For Highrise under vertical load, normally the column will be uncracked and the slabs/beams cracked, so the columns will actually attract more moment, not less.

The only time you could possibly expect the columns to be more cracked (less stiff relative to slabs/beams) would be for lowrise PT structures at the end columns.

So basically, use gross stiffness as design codes suggest!

And always check punching shear assuming full column connection!

PS This message is especially relevant in SE Asia and West Asia where engineers have been ignoring columns in their slab/beam design for years!

 

[narendranath n s]

@Kootk,Thanks for your reply.for one of our project the consultant proposing the reduced the column stiffness at roof level because of the columns are not continuing above roof level and not possible to get the 100% fixity condition for the column design.the column stiffness considered at roof level is only 20%.thereby the flat slab is designed with 80% bottom moments.
Is this condition of column is acceptable? and any special detail required at column and slab junction to achieve the reduced stiffness.
If the fixity condition considered 100% we are getting more moments and less axial loads for these forces columns are working.Please advice.

 

[rapt]

Depends on what you call 20% fixity? Do you mean 20% column stiffness or 20% of full fixity?

People throw this "fixity" term around all of the time. In a frame analysis program, you are not assuming full fixity. Full fixity means wl^2/12 for the moment at the end. Normally you are analysing for full connection, using the Ig of each member.
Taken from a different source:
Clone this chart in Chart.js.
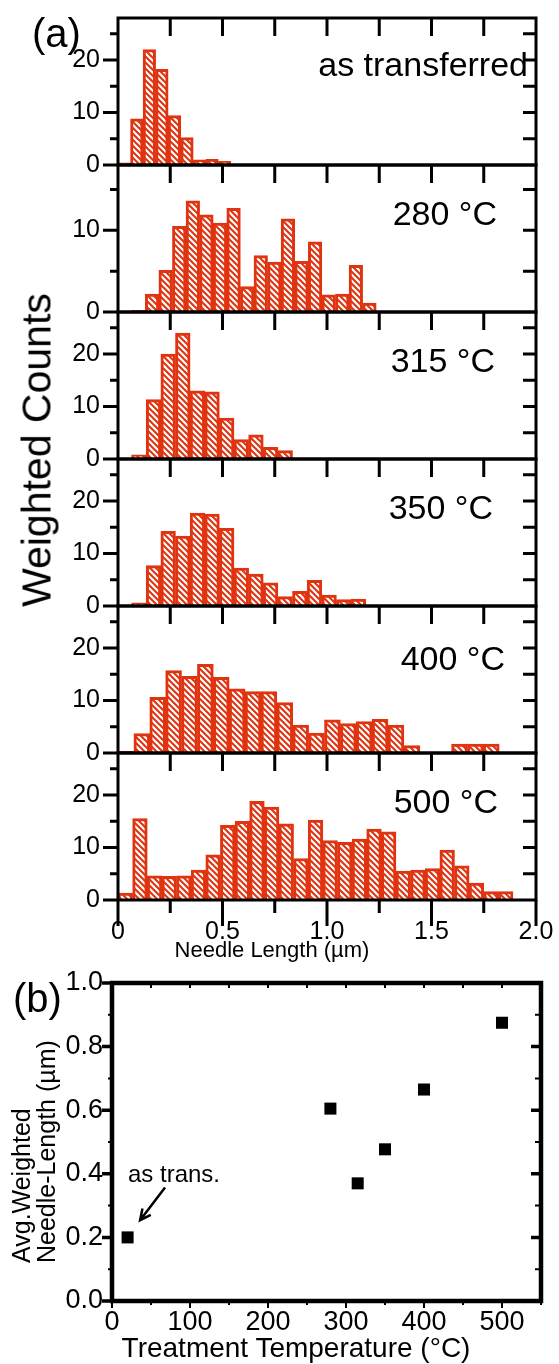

An FE analysis will actually effectively give less connectivity than this due to torsional rotation of the slab/beam away from the column. RAPT will do this also by using the Equivalent Column logic to calculate the column I for the frame calculations. Presumably some other 2D software will do this also.

Just analyse it for the actual gross stiffness of the column and of the beam/slab with full connection. That will tell you the moment the column is trying to attract.

Even with only minimum reinforcement, fully cracked column stiffness will be more than 20% of gross. And because a column has axial load, the real cracked stiffness will be significantly more than this.

 

[KootK]

Your most welcome Narendranath. It's true that it's difficult to get a full moment connection between the slab and column at the roof. And that's a fine reason to perhaps add some bottom steel to the slab. That doesn't necessarily make it a safe decision to assume reduced moment transfer for designing the column and punching shear however. What if the beam to slab connection ends up performing better than you expect?

That said, there's been a long standing tradition in my market to reduce the stiffness of perimeter columns by 50% to account for their relatively high moment to axial load ratio and the likely section cracking that would imply. It's not very scientific though so I prefer to design using Igross and full moment transfer at the slab joint via the equivalent column procedure as rapt has suggested.


I like to debate structural engineering theory -- a lot. If I challenge you on something, know that I'm doing so because I respect your opinion enough to either change it or adopt it.